On Tuesday, for the second day in succession, all four major USA indices reached and closed at record highs. The DJIA stole the headlines, as the index finally breached the psychological barrier of 19,000, having first rejected the level earlier in the New York trading session. The S&P rose by 0.2 percent to 2,202.94. The Russell 2000 gained for a 13th day, it’s longest consecutive rise since 1996. Markets are betting that the odds on a base rate rise, when the Federal Reserve meets in December, are now at 100%. And as a consequence traders and investors are confident that the USA economy, with Donald Trump incoming, is strong enough to weather a predicted 0.25% rise in the base rate.

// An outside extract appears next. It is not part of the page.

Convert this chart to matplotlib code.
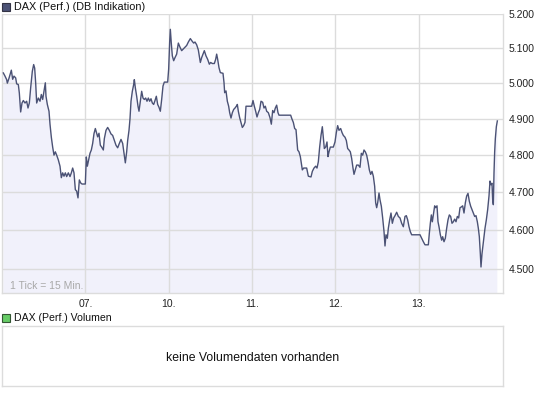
import matplotlib
matplotlib.use("Agg")
import matplotlib.pyplot as plt
from matplotlib.patches import Rectangle
from matplotlib.ticker import FixedLocator, NullLocator

# time axis: 100 units per trading day, starting at the open of the 06.
t = [
    1.6, 3.6, 5.6, 6.4, 8.4, 11.2, 12.8, 14.4, 16.4, 17.6, 19.6, 20.8, 22.4, 24.0, 25.6, 27.6,
    29.6, 31.2, 32.8, 34.4, 36.4, 38.0, 39.2, 40.4, 41.6, 43.6, 45.6, 47.2, 48.8, 50.4, 52.0, 52.8,
    54.4, 56.4, 57.6, 59.2, 60.8, 62.4, 64.0, 65.6, 67.6, 69.6, 71.2, 72.8, 74.4, 76.0, 77.6, 79.6,
    81.6, 83.2, 84.8, 86.4, 88.0, 89.6, 91.2, 92.8, 94.4, 96.0, 100.0, 101.2, 102.4, 104.0, 105.6,
    107.2, 108.8, 110.4, 112.0, 114.8, 116.4, 118.0, 119.6, 121.6, 122.8, 124.8, 126.8, 128.8,
    130.8, 132.8, 134.8, 136.8, 138.8, 140.8, 142.8, 144.8, 146.4, 148.0, 149.6, 150.8, 152.4,
    153.6, 154.8, 156.4, 158.0, 158.8, 160.0, 161.6, 163.2, 164.4, 166.0, 167.6, 169.2, 170.8,
    172.4, 174.0, 175.6, 177.2, 178.8, 180.4, 182.0, 183.6, 185.2, 186.8, 188.4, 190.0, 191.6,
    193.2, 194.8, 198.8, 200.0, 201.2, 202.0, 203.2, 204.4, 206.0, 207.6, 209.6, 211.6, 213.6,
    215.6, 217.6, 219.6, 221.6, 223.6, 226.0, 228.0, 230.0, 231.6, 233.6, 235.6, 238.0, 239.6,
    241.6, 242.8, 244.8, 246.8, 248.8, 250.4, 252.4, 254.8, 256.4, 257.6, 258.8, 260.4, 262.0,
    265.2, 266.4, 267.2, 268.8, 270.4, 272.0, 273.2, 274.8, 276.4, 278.0, 279.6, 281.2, 282.4,
    283.6, 285.2, 286.8, 288.4, 290.0, 291.6, 292.8, 299.6, 301.2, 302.8, 304.4, 306.0, 307.6,
    309.2, 310.8, 312.8, 314.4, 316.0, 317.6, 319.6, 321.6, 323.2, 324.8, 326.4, 328.0, 329.6,
    331.2, 332.4, 346.4, 348.0, 349.6, 351.2, 352.8, 354.8, 356.4, 358.0, 360.4, 362.0, 365.6,
    367.6, 370.8, 372.4, 374.4, 376.4, 378.0, 379.6, 381.2, 382.8, 384.4, 385.6, 386.8, 388.4,
    390.0, 391.2, 392.4, 394.0, 397.6, 399.6, 401.2, 402.8, 404.4, 406.4, 408.0, 409.6, 411.6,
    413.2, 414.8, 416.4, 418.0, 419.6, 421.2, 422.4, 424.0, 425.6, 427.6, 429.6, 431.2, 432.8,
    434.4, 436.0, 437.6, 439.2, 440.8, 442.4, 444.0, 445.6, 447.2, 448.4, 449.6, 450.8, 452.4,
    453.6, 455.2, 456.8, 458.4, 459.6, 460.8, 462.4, 463.6, 465.2, 466.8, 468.4, 470.0, 471.6,
    473.6, 475.6, 477.6, 479.6, 481.6, 483.6, 485.2, 486.8, 488.4, 490.0, 491.6, 501.6, 503.6,
    505.6, 507.6, 511.6, 512.8, 514.0, 515.2, 516.4, 518.0, 519.2, 520.4, 522.0, 523.2, 524.4,
    526.0, 527.6, 528.8, 530.4, 532.0, 533.6, 535.2, 536.8, 538.4, 540.0, 541.6, 543.2, 544.8,
    546.4, 548.0, 549.6, 551.2, 552.8, 554.4, 556.0, 557.6, 559.2, 560.8, 562.4, 564.0, 565.6,
    567.2, 568.8, 570.4, 571.6, 572.8, 574.0, 574.8, 576.0, 577.2, 578.4, 579.6, 581.2, 582.8,
    584.4, 585.6, 586.8, 588.0, 588.8, 589.6, 590.4, 591.2, 592.0, 593.2, 594.4,
]
dax = [
    5029, 5020, 5010, 5000, 5014, 5037, 5011, 5020, 5015, 4998, 4996, 4972, 4919, 4944, 4951, 4944,
    4949, 4930, 4944, 4987, 5034, 5053, 5043, 5001, 4944, 4958, 4949, 4968, 4954, 4977, 5001, 4963,
    4940, 4921, 4885, 4849, 4822, 4800, 4809, 4800, 4787, 4770, 4739, 4752, 4743, 4752, 4742, 4752,
    4742, 4752, 4765, 4752, 4707, 4703, 4685, 4733, 4725, 4722, 4722, 4795, 4770, 4787, 4805,
    4814, 4832, 4859, 4873, 4850, 4860, 4827, 4822, 4814, 4845, 4868, 4876, 4868,
    4858, 4854, 4840, 4827, 4820, 4832, 4843, 4832, 4805, 4779, 4809, 4840, 4868,
    4900, 4949, 4977, 4996, 5010, 4987, 4963, 4935, 4921, 4949, 4977, 4958, 4954,
    4958, 4949, 4958, 4949, 4956, 4944, 4940, 4951, 4963, 4940, 4932, 4921, 4954,
    4992, 5003, 5003, 5040, 5118, 5155, 5113, 5078, 5064, 5073, 5083, 5115, 5103,
    5093, 5098, 5103, 5108, 5118, 5128, 5121, 5115, 5118, 5110, 5095, 5059, 5073,
    5085, 5093, 5078, 5068, 5054, 5059, 5056, 5056, 5068, 5083, 5068, 5044, 5030,
    5028, 5002, 4973, 4978, 4949, 4935, 4917, 4902, 4917, 4926, 4930, 4935, 4940,
    4921, 4903, 4890, 4876, 4881, 4890, 4935, 4935, 4951, 4935, 4921, 4905, 4917,
    4926, 4949, 4946, 4930, 4935, 4921, 4917, 4903, 4885, 4923, 4917, 4930, 4938,
    4917, 4910, 4910, 4899, 4890, 4873, 4870, 4814, 4809, 4796, 4760, 4765, 4765,
    4743, 4741, 4756, 4765, 4770, 4765, 4782, 4822, 4854, 4878, 4849, 4818, 4822,
    4836, 4796, 4809, 4822, 4822, 4836, 4862, 4881, 4868, 4873, 4862, 4854, 4849,
    4840, 4818, 4814, 4809, 4791, 4765, 4748, 4760, 4773, 4773, 4767, 4805, 4800,
    4814, 4809, 4800, 4782, 4760, 4748, 4756, 4743, 4716, 4672, 4659, 4672, 4698,
    4680, 4663, 4632, 4597, 4559, 4588, 4579, 4605, 4627, 4645, 4618, 4632, 4638,
    4647, 4636, 4632, 4618, 4609, 4636, 4638, 4627, 4609, 4596, 4588, 4588, 4579,
    4570, 4562, 4562, 4592, 4618, 4640, 4622, 4645, 4664, 4659, 4664, 4622, 4609,
    4588, 4574, 4583, 4570, 4579, 4605, 4627, 4640, 4636, 4618, 4622, 4629, 4622,
    4636, 4632, 4659, 4661, 4664, 4645, 4672, 4690, 4697, 4676, 4663, 4654, 4645,
    4636, 4638, 4622, 4605, 4583, 4539, 4505, 4539, 4562, 4583, 4605, 4627, 4654,
    4690, 4730, 4720, 4724, 4680, 4667, 4752, 4809, 4845, 4878, 4894,
]

day_ticks = [100, 200, 300, 400, 500]
day_labels = ["07.", "10.", "11.", "12.", "13."]
price_ticks = [4500, 4600, 4700, 4800, 4900, 5000, 5100, 5200]
price_labels = ["4.500", "4.600", "4.700", "4.800", "4.900", "5.000", "5.100", "5.200"]

LINE = "#4b5275"
FILL = "#f1f1fb"
GRID = "#dcdcdc"
FONT = "Liberation Sans"

plt.rcParams["font.family"] = FONT
fig = plt.figure(figsize=(5.45, 3.97), dpi=100)
W, H = 545, 397

def box(x0, y0, x1, y1):
    # pixel box (top-left origin) -> figure fraction rect
    return [x0 / W, 1 - y1 / H, (x1 - x0) / W, (y1 - y0) / H]

ax = fig.add_axes(box(2, 14, 503, 293))
ax.fill_between(t, dax, 4000, color=FILL, lw=0, zorder=0.2)
ax.plot(t, dax, color=LINE, lw=1.0, zorder=3)
ax.set_yscale("log")
ax.set_ylim(4439, 5200)
ax.set_xlim(0, 601.2)
ax.yaxis.set_major_locator(FixedLocator(price_ticks))
ax.yaxis.set_minor_locator(NullLocator())
ax.set_yticklabels(price_labels)
ax.set_xticks(day_ticks)
ax.set_xticklabels(day_labels)
ax.yaxis.tick_right()
ax.tick_params(length=0, labelsize=7.5, colors="#222222", pad=4)
ax.tick_params(axis="x", pad=4)
ax.set_axisbelow(True)
ax.grid(True, color=GRID, lw=1)
for s in ax.spines.values():
    s.set_color(GRID)
    s.set_linewidth(1)
ax.spines["top"].set_visible(False)
ax.text(8 / 501, 7 / 279, "1 Tick = 15 Min.", transform=ax.transAxes,
        fontsize=7.5, color="#a8a8a8", va="center", ha="left")

# legend squares + titles
fig.add_artist(Rectangle((2 / W, 1 - 11 / H), 8 / W, 8 / H, transform=fig.transFigure,
                         facecolor="#4b5275", edgecolor="#333344", lw=0.8))
fig.text(14 / W, 1 - 7 / H, "DAX (Perf.) (DB Indikation)", fontsize=7.8,
         va="center", ha="left", color="#111111")
fig.add_artist(Rectangle((2 / W, 1 - 322 / H), 8 / W, 8 / H, transform=fig.transFigure,
                         facecolor="#66cc66", edgecolor="#335533", lw=0.8))
fig.text(14 / W, 1 - 318 / H, "DAX (Perf.) Volumen", fontsize=7.6,
         va="center", ha="left", color="#111111")

# empty volume panel
vax = fig.add_axes(box(2, 326, 503, 386))
vax.set_xticks([])
vax.set_yticks([])
for s in vax.spines.values():
    s.set_color(GRID)
    s.set_linewidth(1)
vax.text(0.5, 0.47, "keine Volumendaten vorhanden", transform=vax.transAxes,
         fontsize=8.8, ha="center", va="center", color="#111111")

fig.savefig("out.png", dpi=100)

Sales of previously owned homes added to the underpinning confidence in the USA economy, reaching levels not witnessed since 2007; up 2.6% month on month and at 5.6 million sales per year, defying analysts’ forecasts of a -0.6% fall. European markets were not to be left behind in the overwhelming “risk on” environment; DAX closing up 0.27%, CAC up 0.41% and the U.K. FTSE closing up 0.62%.

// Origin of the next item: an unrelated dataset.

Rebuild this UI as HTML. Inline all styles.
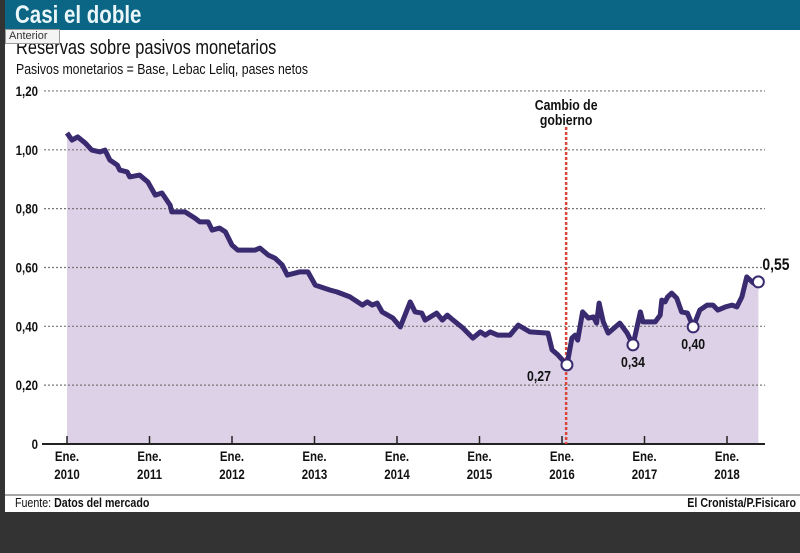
<!DOCTYPE html>
<html><head><meta charset="utf-8"><style>
body{margin:0;width:800px;height:553px;background:#333;overflow:hidden;font-family:"Liberation Sans",sans-serif;}
#wrap{position:absolute;left:5px;top:0;width:795px;height:512px;background:#fff;}
#hdr{position:absolute;left:5px;top:0;width:795px;height:30px;background:#0b6585;}
#hdr span{position:absolute;left:10px;top:0px;color:#eaf6f8;font-weight:bold;font-size:25px;line-height:30px;transform:scaleX(0.82);transform-origin:0 0;white-space:nowrap;}
#tip{position:absolute;left:5px;top:29px;width:50px;height:13px;border:1px solid #999;background:#f4f4f4;font-size:11px;line-height:13px;color:#333;padding-left:3px;font-family:"Liberation Sans",sans-serif;}
svg{position:absolute;left:0;top:0;}
</style></head><body>
<div id="wrap"></div>
<div id="hdr"><span>Casi el doble</span></div>
<svg id="c" width="800" height="553"></svg>
<div id="tip">Anterior</div>
<script>
const years=[0,.06,.13,.22,.30,.40,.46,.52,.61,.64,.73,.76,.88,.98,1.07,1.15,1.25,1.27,1.43,1.55,1.61,1.71,1.76,1.85,1.92,2.0,2.07,2.28,2.34,2.44,2.52,2.61,2.67,2.82,2.92,3.01,3.19,3.27,3.43,3.58,3.64,3.70,3.76,3.82,3.95,4.04,4.16,4.22,4.30,4.34,4.48,4.55,4.61,4.68,4.80,4.92,5.01,5.07,5.13,5.22,5.37,5.47,5.61,5.83,5.88,5.95,6.06,6.12,6.16,6.19,6.25,6.32,6.38,6.42,6.45,6.50,6.56,6.70,6.79,6.86,6.95,6.98,7.13,7.19,7.21,7.25,7.28,7.33,7.39,7.45,7.52,7.59,7.67,7.76,7.83,7.89,7.98,8.06,8.12,8.18,8.24,8.32,8.38];
const values=[1.057,1.033,1.044,1.023,.999,.993,.999,.965,.948,.931,.925,.908,.914,.891,.846,.853,.812,.789,.789,.768,.755,.755,.727,.734,.721,.676,.659,.659,.666,.642,.632,.608,.574,.585,.585,.540,.523,.517,.50,.472,.483,.472,.479,.449,.428,.398,.483,.449,.445,.421,.445,.421,.438,.421,.394,.360,.381,.370,.381,.370,.370,.404,.381,.377,.320,.303,.269,.360,.370,.353,.449,.428,.432,.411,.479,.415,.377,.411,.377,.337,.449,.415,.415,.438,.489,.483,.50,.513,.496,.449,.445,.398,.455,.472,.472,.455,.466,.472,.466,.50,.568,.547,.551];
const yTicks=[0,.2,.4,.6,.8,1.0,1.2];
const yTickLabels=["0","0,20","0,40","0,60","0,80","1,00","1,20"];
const xTickYears=[2010,2011,2012,2013,2014,2015,2016,2017,2018];
const markerIdx=[66,79,91,102];
const markerLabels=["0,27","0,34","0,40","0,55"];
const changeYear=6.05;
const NS="http://www.w3.org/2000/svg";
const svg=document.getElementById('c');
const X=t=>67+t*82.5, Y=v=>444-v*294.2;
function mk(tag,attrs,parent){const e=document.createElementNS(NS,tag);for(const k in attrs)e.setAttribute(k,attrs[k]);(parent||svg).appendChild(e);return e;}
const F='"Liberation Sans",sans-serif';
function txt(x,y,s,size,anchor,weight,fill){const t=mk('text',{x:0,y:0,transform:'translate('+x+','+y+') scale(0.82,1)','font-size':size,'text-anchor':anchor,'font-weight':weight,fill:fill||'#111','font-family':F});t.textContent=s;return t;}
let t;
t=txt(16,54,"Reservas sobre pasivos monetarios",20,'start','normal');


t=txt(16,74,"Pasivos monetarios = Base, Lebac Leliq, pases netos",15,'start','normal');


let d='M'+X(years[0])+','+Y(0);
years.forEach((y,i)=>d+=' L'+X(y).toFixed(1)+','+Y(values[i]).toFixed(1));
d+=' L'+X(years[years.length-1])+','+Y(0)+'Z';
t=mk('path',{d:d,fill:'#dcd1e6'});


yTicks.forEach((v,i)=>{
 if(v>0){const g=mk('line',{x1:44,x2:765,y1:Y(v),y2:Y(v),stroke:'#777','stroke-width':1.2,'stroke-dasharray':'2,2'});
 
 }
 const l=txt(38,Y(v)+5,yTickLabels[i],14,'end','bold');
 
 
});
t=mk('line',{x1:42,x2:765,y1:444,y2:444,stroke:'#222','stroke-width':2});


xTickYears.forEach(yr=>{
 const x=X(yr-2010);
 const k=mk('line',{x1:x,x2:x,y1:436,y2:444,stroke:'#222','stroke-width':1.5});
 
 
 const a=txt(x,461,'Ene.',14,'middle','bold');
 
 
 const b=txt(x,479,String(yr),14,'middle','bold');
 
 
});
t=mk('line',{x1:X(changeYear),x2:X(changeYear),y1:127,y2:444,stroke:'#d9473a','stroke-width':2.5,'stroke-dasharray':'3,2'});


t=txt(X(changeYear),110,'Cambio de',15,'middle','bold');


t=txt(X(changeYear),125,'gobierno',15,'middle','bold');


let p='';years.forEach((y,i)=>p+=(i?' L':'M')+X(y).toFixed(1)+','+Y(values[i]).toFixed(1));
t=mk('path',{d:p,fill:'none',stroke:'#3a2a70','stroke-width':5,'stroke-linejoin':'round'});


const lpos=[[-16,16,'end'],[0,22,'middle'],[0,22,'middle'],[4,-12,'start']];
markerIdx.forEach((idx,i)=>{
 const cx=X(years[idx]),cy=Y(values[idx]);
 const c=mk('circle',{cx:cx,cy:cy,r:5.5,fill:'#fff',stroke:'#3a2a70','stroke-width':2});
 
 
 const l=txt(cx+lpos[i][0],cy+lpos[i][1],markerLabels[i],i==3?17:15,lpos[i][2],'bold');
 
 
});
t=mk('line',{x1:5,x2:800,y1:495,y2:495,stroke:'#888','stroke-width':1.5});


const fs=txt(15,507,'',13,'start','normal');
fs.innerHTML='Fuente: <tspan font-weight="bold">Datos del mercado</tspan>';


t=txt(796,507,'El Cronista/P.Fisicaro',13,'end','bold');


</script>
</body></html>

WTI Oil ended the day down 0.02%, after whipsawing in a range throughout the trading sessions, of circa 2 percent. The talks, amongst several oil producing countries in Vienna on Tuesday, ahead of the OPEC meeting on November 30th, haven’t resolved the question of whether (or not) Iran and Iraq will agree to production cuts. The Bloomberg Commodity Index posted its largest three day gain since June. Gold continued it’s bounce from $1200, to finish up 0.2% at $1212 per ounce.
The Dollar Spot Index; tracking the green back versus its ten major currency peers, rose 0.1 percent. The greenback gained 0.2 percent to reach 111.07 yen. The euro fell marginally versus USD, down 0.02% to 1.0528. Sterling enjoyed gains versus many of its peers, specifically USD and the Euro. Cable (GBP/USD) was up circa 0.02% at 1.2421 and a euro was worth 0.8557 for each pound sterling.
There is a considerable raft of news and data releases that may effect the markets on Wednesday. There are several European countries’ Markit PMIs, which are due for release from 8.30am to 9.00am London (GMT) time on Wednesday morning. Europe’s and specifically Germany’s manufacturing, composite and service PMIs, will be of particular interest.
Thereafter, at 12.30pm, the U.K. chancellor Phillip Hammond will present his Autumn statement, which is regarded as a pre-cursor, or mid term yearly report, before the full budget is presented in March. Naturally this speech and presentation will be monitored carefully to see if Hammond will: cut personal taxes, initiate a fiscal stimulus, and reverse any swingeing cuts to the cost of welfare in the U.K. With his deficit reduction target off course, the accepted wisdom is that the chancellor has little room for manoeuvre and as such the likelihood of any dramatic announcement, that could move the market considerably in isolation, is remote.
Other potential high impact data released on Wednesday includes USA durable goods orders; the forecast is for a 1.7% bounce from the previous month’s 0.3% fall. USA jobless claims are expected to come in at 250K, new home sales at 590K, USA flash manufacturing PMI is predicted to remain steady at 53.6 (from last month’s 53.4), the level of crude oil inventories will be announced. Whilst finally, at 7pm London time, the minutes from the Fed’s latest meeting is released.
The unusual high volume of data and news events concerning the USA released on Wednesday, are as a direct consequence of USA markets being closed for Thanksgiving on Thursday.